In the case of vector additions, we need to find the global index of a thread because we want to assign each thread to an element of the vector by matching their index.
Compilation with NVCC
Splits the code into 2 parts. C/C++ compilation:
- host C/C++ code is passed into the host C/C++ compiler
- host assembly is generated
- host assembly (e.g x86, ARM)
- device assembly is run on the CPU
CUDA compilation:
- CUDA code is compiled into .ptx a virtual ISA
- device Just-in-Time compiler takes the .ptx and compiles it to device assembly
- happens when we run the program, runtime
- device assembly (e.g SASS)
- device assembly is run on the GPU
When we have a call to the kernel the CPU will call the device assembly code to run on the GPU.
kernels are asynchronous
What is CUDA?
The way graphics works is very similar to the way other domains works but with different emphasis. CUDA started with supercomputing but now it is heavily used in the AI world as well.
CUDA is written in C, started out as a language in a compiler. It is now much more than just a language, it has a lot of different things going on.

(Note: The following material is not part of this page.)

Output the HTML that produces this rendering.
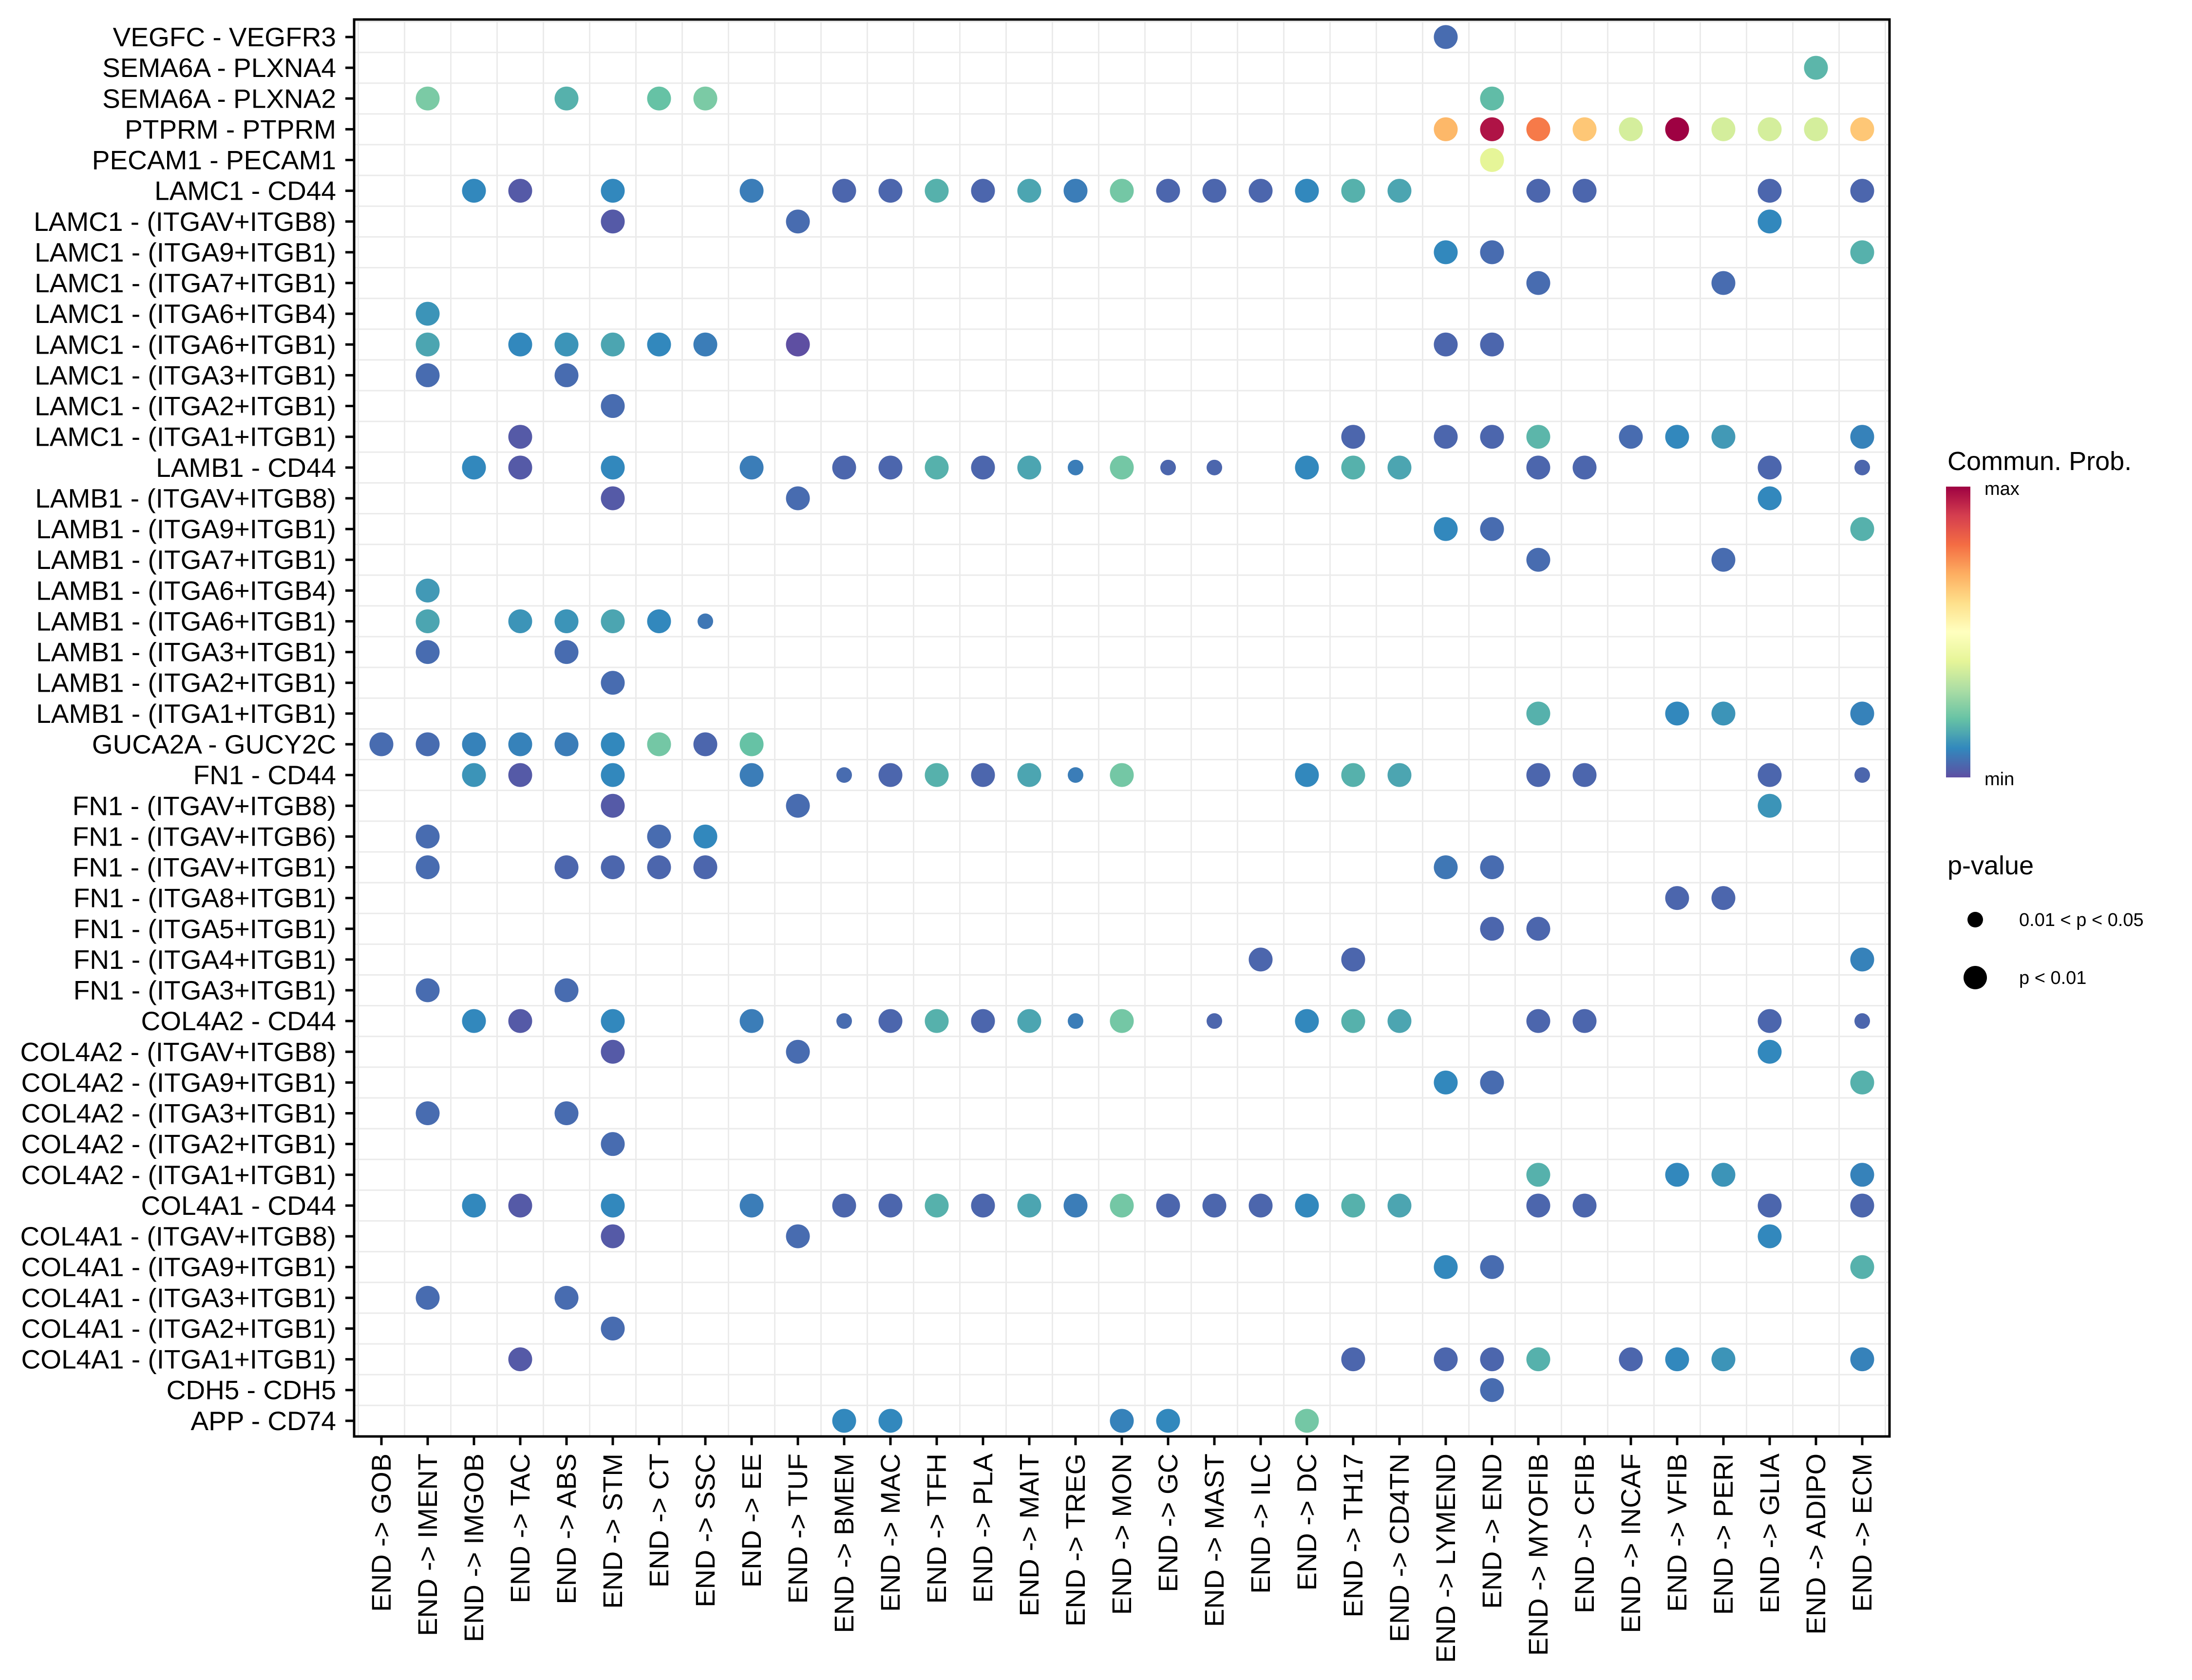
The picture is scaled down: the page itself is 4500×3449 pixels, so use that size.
<!DOCTYPE html>
<html><head><meta charset="utf-8"><style>
html,body{margin:0;padding:0;background:#fff;}
svg{display:block;font-family:"Liberation Sans",sans-serif;}
</style></head><body>
<svg id="chart" width="4500" height="3449" viewBox="0 0 4500 3449" xmlns="http://www.w3.org/2000/svg">
<defs><linearGradient id="spec" x1="0" y1="1" x2="0" y2="0">
<stop offset="0" stop-color="#5E4FA2"/><stop offset="0.1" stop-color="#3288BD"/><stop offset="0.2" stop-color="#66C2A5"/><stop offset="0.3" stop-color="#ABDDA4"/><stop offset="0.4" stop-color="#E6F598"/><stop offset="0.5" stop-color="#FFFFBF"/><stop offset="0.6" stop-color="#FEE08B"/><stop offset="0.7" stop-color="#FDAE61"/><stop offset="0.8" stop-color="#F46D43"/><stop offset="0.9" stop-color="#D53E4F"/><stop offset="1" stop-color="#9E0142"/>
</linearGradient></defs>
<g id="grid"></g>
<g id="dots"></g>
<rect x="727" y="40" width="3152" height="2909" fill="none" stroke="#000" stroke-width="5"/>
<g id="yaxis"></g>
<g id="xaxis"></g>
<g>
<text x="3998" y="965" font-size="54">Commun. Prob.</text>
<rect x="3995" y="999" width="50" height="597" fill="url(#spec)"/>
<text x="4074" y="1016" font-size="38">max</text>
<text x="4074" y="1612" font-size="38">min</text>
</g>
<g>
<text x="3998" y="1795" font-size="54">p-value</text>
<circle cx="4055" cy="1888" r="16" fill="#000"/>
<text x="4145" y="1901" font-size="38">0.01 &lt; p &lt; 0.05</text>
<circle cx="4055" cy="2007" r="24" fill="#000"/>
<text x="4145" y="2020" font-size="38">p &lt; 0.01</text>
</g>
</svg>
<script>
const rowLabels=["VEGFC - VEGFR3","SEMA6A - PLXNA4","SEMA6A - PLXNA2","PTPRM - PTPRM","PECAM1 - PECAM1","LAMC1 - CD44","LAMC1 - (ITGAV+ITGB8)","LAMC1 - (ITGA9+ITGB1)","LAMC1 - (ITGA7+ITGB1)","LAMC1 - (ITGA6+ITGB4)","LAMC1 - (ITGA6+ITGB1)","LAMC1 - (ITGA3+ITGB1)","LAMC1 - (ITGA2+ITGB1)","LAMC1 - (ITGA1+ITGB1)","LAMB1 - CD44","LAMB1 - (ITGAV+ITGB8)","LAMB1 - (ITGA9+ITGB1)","LAMB1 - (ITGA7+ITGB1)","LAMB1 - (ITGA6+ITGB4)","LAMB1 - (ITGA6+ITGB1)","LAMB1 - (ITGA3+ITGB1)","LAMB1 - (ITGA2+ITGB1)","LAMB1 - (ITGA1+ITGB1)","GUCA2A - GUCY2C","FN1 - CD44","FN1 - (ITGAV+ITGB8)","FN1 - (ITGAV+ITGB6)","FN1 - (ITGAV+ITGB1)","FN1 - (ITGA8+ITGB1)","FN1 - (ITGA5+ITGB1)","FN1 - (ITGA4+ITGB1)","FN1 - (ITGA3+ITGB1)","COL4A2 - CD44","COL4A2 - (ITGAV+ITGB8)","COL4A2 - (ITGA9+ITGB1)","COL4A2 - (ITGA3+ITGB1)","COL4A2 - (ITGA2+ITGB1)","COL4A2 - (ITGA1+ITGB1)","COL4A1 - CD44","COL4A1 - (ITGAV+ITGB8)","COL4A1 - (ITGA9+ITGB1)","COL4A1 - (ITGA3+ITGB1)","COL4A1 - (ITGA2+ITGB1)","COL4A1 - (ITGA1+ITGB1)","CDH5 - CDH5","APP - CD74"];
const colLabels=["GOB","IMENT","IMGOB","TAC","ABS","STM","CT","SSC","EE","TUF","BMEM","MAC","TFH","PLA","MAIT","TREG","MON","GC","MAST","ILC","DC","TH17","CD4TN","LYMEND","END","MYOFIB","CFIB","INCAF","VFIB","PERI","GLIA","ADIPO","ECM"];
// dots: [row, col, prob(0-1), size: 1 = 0.01<p<0.05, 2 = p<0.01]
const dots=[
[0,23,0.05,2],
[1,31,0.18,2],
[2,1,0.23,2],[2,4,0.17,2],[2,6,0.2,2],[2,7,0.23,2],[2,24,0.19,2],
[3,23,0.68,2],[3,24,0.97,2],[3,25,0.78,2],[3,26,0.65,2],[3,27,0.37,2],[3,28,1.0,2],[3,29,0.37,2],[3,30,0.37,2],[3,31,0.37,2],[3,32,0.65,2],
[4,24,0.4,2],
[5,2,0.1,2],[5,3,0.02,2],[5,5,0.1,2],[5,8,0.08,2],[5,10,0.04,2],[5,11,0.04,2],[5,12,0.17,2],[5,13,0.04,2],[5,14,0.15,2],[5,15,0.08,2],[5,16,0.22,2],[5,17,0.04,2],[5,18,0.04,2],[5,19,0.04,2],[5,20,0.1,2],[5,21,0.17,2],[5,22,0.15,2],[5,25,0.04,2],[5,26,0.04,2],[5,30,0.04,2],[5,32,0.04,2],
[6,5,0.02,2],[6,9,0.05,2],[6,30,0.1,2],
[7,23,0.1,2],[7,24,0.05,2],[7,32,0.17,2],
[8,25,0.05,2],[8,29,0.05,2],
[9,1,0.12,2],
[10,1,0.15,2],[10,3,0.1,2],[10,4,0.12,2],[10,5,0.15,2],[10,6,0.1,2],[10,7,0.08,2],[10,9,0.0,2],[10,23,0.04,2],[10,24,0.04,2],
[11,1,0.05,2],[11,4,0.05,2],
[12,5,0.05,2],
[13,3,0.02,2],[13,21,0.04,2],[13,23,0.04,2],[13,24,0.04,2],[13,25,0.18,2],[13,27,0.05,2],[13,28,0.1,2],[13,29,0.13,2],[13,32,0.09,2],
[14,2,0.1,2],[14,3,0.02,2],[14,5,0.1,2],[14,8,0.08,2],[14,10,0.04,2],[14,11,0.04,2],[14,12,0.17,2],[14,13,0.04,2],[14,14,0.15,2],[14,15,0.08,1],[14,16,0.22,2],[14,17,0.04,1],[14,18,0.04,1],[14,20,0.1,2],[14,21,0.17,2],[14,22,0.15,2],[14,25,0.04,2],[14,26,0.04,2],[14,30,0.04,2],[14,32,0.04,1],
[15,5,0.02,2],[15,9,0.05,2],[15,30,0.1,2],
[16,23,0.1,2],[16,24,0.05,2],[16,32,0.17,2],
[17,25,0.05,2],[17,29,0.05,2],
[18,1,0.13,2],
[19,1,0.15,2],[19,3,0.12,2],[19,4,0.12,2],[19,5,0.15,2],[19,6,0.1,2],[19,7,0.07,1],
[20,1,0.05,2],[20,4,0.05,2],
[21,5,0.05,2],
[22,25,0.17,2],[22,28,0.1,2],[22,29,0.12,2],[22,32,0.09,2],
[23,0,0.05,2],[23,1,0.05,2],[23,2,0.09,2],[23,3,0.09,2],[23,4,0.08,2],[23,5,0.1,2],[23,6,0.22,2],[23,7,0.04,2],[23,8,0.2,2],
[24,2,0.12,2],[24,3,0.02,2],[24,5,0.1,2],[24,8,0.08,2],[24,10,0.05,1],[24,11,0.04,2],[24,12,0.17,2],[24,13,0.04,2],[24,14,0.15,2],[24,15,0.08,1],[24,16,0.22,2],[24,20,0.1,2],[24,21,0.17,2],[24,22,0.15,2],[24,25,0.04,2],[24,26,0.04,2],[24,30,0.04,2],[24,32,0.04,1],
[25,5,0.02,2],[25,9,0.05,2],[25,30,0.12,2],
[26,1,0.05,2],[26,6,0.05,2],[26,7,0.1,2],
[27,1,0.05,2],[27,4,0.04,2],[27,5,0.04,2],[27,6,0.04,2],[27,7,0.04,2],[27,23,0.07,2],[27,24,0.05,2],
[28,28,0.04,2],[28,29,0.04,2],
[29,24,0.04,2],[29,25,0.04,2],
[30,19,0.04,2],[30,21,0.04,2],[30,32,0.09,2],
[31,1,0.05,2],[31,4,0.05,2],
[32,2,0.1,2],[32,3,0.02,2],[32,5,0.1,2],[32,8,0.08,2],[32,10,0.05,1],[32,11,0.04,2],[32,12,0.17,2],[32,13,0.04,2],[32,14,0.15,2],[32,15,0.08,1],[32,16,0.22,2],[32,18,0.04,1],[32,20,0.1,2],[32,21,0.17,2],[32,22,0.15,2],[32,25,0.04,2],[32,26,0.04,2],[32,30,0.04,2],[32,32,0.04,1],
[33,5,0.02,2],[33,9,0.05,2],[33,30,0.1,2],
[34,23,0.1,2],[34,24,0.05,2],[34,32,0.17,2],
[35,1,0.05,2],[35,4,0.05,2],
[36,5,0.05,2],
[37,25,0.17,2],[37,28,0.1,2],[37,29,0.12,2],[37,32,0.09,2],
[38,2,0.1,2],[38,3,0.02,2],[38,5,0.1,2],[38,8,0.08,2],[38,10,0.04,2],[38,11,0.04,2],[38,12,0.17,2],[38,13,0.04,2],[38,14,0.15,2],[38,15,0.08,2],[38,16,0.22,2],[38,17,0.04,2],[38,18,0.04,2],[38,19,0.04,2],[38,20,0.1,2],[38,21,0.17,2],[38,22,0.15,2],[38,25,0.04,2],[38,26,0.04,2],[38,30,0.04,2],[38,32,0.04,2],
[39,5,0.02,2],[39,9,0.05,2],[39,30,0.1,2],
[40,23,0.1,2],[40,24,0.05,2],[40,32,0.17,2],
[41,1,0.05,2],[41,4,0.05,2],
[42,5,0.05,2],
[43,3,0.02,2],[43,21,0.04,2],[43,23,0.04,2],[43,24,0.04,2],[43,25,0.17,2],[43,27,0.04,2],[43,28,0.1,2],[43,29,0.12,2],[43,32,0.09,2],
[44,24,0.05,2],
[45,10,0.1,2],[45,11,0.1,2],[45,16,0.09,2],[45,17,0.1,2],[45,20,0.22,2]
];
const NS="http://www.w3.org/2000/svg";
const X0=783,DX=95.0,Y0=76,DY=63.13;
const PL=727,PR=3879,PT=40,PB=2949;
function xScale(c){return X0+c*DX;}
function yScale(r){return Y0+r*DY;}
function sizeScale(s){return s===2?24.5:16;}
const stops=["#5E4FA2","#3288BD","#66C2A5","#ABDDA4","#E6F598","#FFFFBF","#FEE08B","#FDAE61","#F46D43","#D53E4F","#9E0142"];
function hex(h){return [1,3,5].map(i=>parseInt(h.substr(i,2),16));}
function colorScale(v){v=Math.max(0,Math.min(1,v));const t=v*10,i=Math.min(9,Math.floor(t)),f=t-i;const a=hex(stops[i]),b=hex(stops[i+1]);return "rgb("+a.map((x,k)=>Math.round(x+(b[k]-x)*f)).join(",")+")";}
function mk(tag,attrs,parent){const e=document.createElementNS(NS,tag);for(const k in attrs)e.setAttribute(k,attrs[k]);parent.appendChild(e);return e;}
const grid=document.getElementById('grid');
for(let c=0;c<=colLabels.length;c++){const x=xScale(c-0.5);if(x<=PL||x>=PR)continue;
const l=mk('line',{x1:x,x2:x,y1:PT,y2:PB,stroke:'#ebebeb','stroke-width':3},grid);

}
for(let r=0;r<=rowLabels.length;r++){const y=yScale(r-0.5);if(y<=PT||y>=PB)continue;
const l=mk('line',{x1:PL,x2:PR,y1:y,y2:y,stroke:'#ebebeb','stroke-width':3},grid);

}
const yax=document.getElementById('yaxis');
rowLabels.forEach((lab,r)=>{const y=yScale(r);
const t=mk('line',{x1:709,x2:727,y1:y,y2:y,stroke:'#000','stroke-width':5},yax);


const tx=mk('text',{x:690,y:y+19,'text-anchor':'end','font-size':55},yax);tx.textContent=lab;

});
const xax=document.getElementById('xaxis');
colLabels.forEach((lab,c)=>{const x=xScale(c);
const t=mk('line',{x1:x,x2:x,y1:PB,y2:PB+18,stroke:'#000','stroke-width':5},xax);


const tx=mk('text',{x:0,y:0,'text-anchor':'end','font-size':56,transform:'translate('+(x+19)+','+(PB+35)+') rotate(-90)'},xax);tx.textContent='END -> '+lab;

});
const dg=document.getElementById('dots');
dots.forEach(d=>{const c=mk('circle',{cx:xScale(d[1]),cy:yScale(d[0]),r:sizeScale(d[3]),fill:colorScale(d[2])},dg);

});
</script>
</body></html>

It is essentially an abstraction, a python function that does image processing runs CUDA in the background
CUDA sees the CPU and the GPU as one -> heterogeneous computing (using more than one type of processor, CPU and GPU)
example program:
- Load the config file in the CPU
- Fetch an API from the interntet on the CPU
- Do some image processing on the GPU
We as the programmer are able to tell CUDA where the instructions go, it will look like one program on the surface.
CUDA allows communication between the CPU and GPU using the PCIE buses. But there is something called confidential computing from Nvidia where there is a fully encrypted channel that encrypt the communication on the PCIE buses.
CUDA is like an interpreter as it takes in the commands that you give it and it turns them into the command streams that the hardware needs to control it.
Originally GPUs were made to push pixels onto a screen. There are these deep pipelines for graphical processing, but it turns out that pipelines for pixers are the same as pipelines for matrix operations for AI and other things.
- compilers create the binary files
- runtimes that control the hardware to dispatch the binary to them
- assembly language to actually run the program
CUDA can take in many different types of software and it interacts with different type of hardware.
It then it makes the software think there is only one type of hardware and the makes the hardware think there is only one type of software.